Elasticsearch查询

最新推荐文章于 2024-08-11 17:35:01 发布

weixin_34348174

最新推荐文章于 2024-08-11 17:35:01 发布

阅读量257

点赞数

文章标签：大数据 c/c++ java

Query DSL

Elasticsearch提供了一个基于JSON的完整的查询DSL（领域特定语言）。它定义的查询语言由两种类型的子句组成：“叶子查询子句”和“组合查询子句”。

叶子查询子句

叶子查询子句查找特定字段中的特定值，例如 match、term 或 range 查询。

复合查询子句

复合查询子句包装其他叶子或复合查询，并用于以逻辑方式组合多个查询（如 bool 或 dis_max 查询），或更改其行为（如 constant_score 查询）。
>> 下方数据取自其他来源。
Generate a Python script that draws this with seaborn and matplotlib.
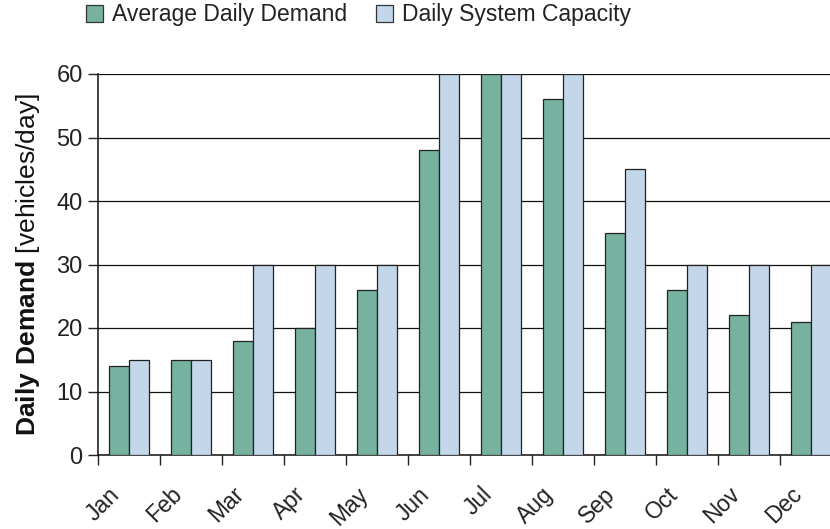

1. Query and filter context

查询子句的行为取决于它是用在查询上下文（query context）还是用在过滤器上下文（filter context）：

1.1. Query context

在查询上下文中的查询子句回答了“这个文档与这个查询子句的匹配程度是怎样的？”问题。除了决定文档是否匹配以外，查询子句还会计算一个“_score”，它表示文档与其他文档的相关程度。

1.2. Filter context

在过滤器上下文中，一个查询子句回答了“这个文档与查询子句匹配吗？”的问题。这个答案是简单的Yes或者No，也不会计算分数。过滤上下文主要用于过滤结构化数据，例如：

这个timestamp在2015年到2016年的范围内吗？
这个status字段的值是“published”吗？

（

PS：Query VS Filter

查询反应的是文档与查询子句的匹配程度，而过滤反应的是文档是否匹配查询子句
一个是筛选是否满足条件，情况无非两种：是或不是；一个是看满足条件的记录与查询条件的匹配程度
哪些满足条件，这是过滤；满足条件的这些记录与条件的匹配程度，这是查询
过滤不会计算评分，查询会计算评分

）

频繁使用的过滤器将被Elasticsearch自动缓存，以提高性能。

当查询子句中被传递了一个filter参数时过滤器上下文就生效了。例如，bool查询中的filter参数或者must_not参数。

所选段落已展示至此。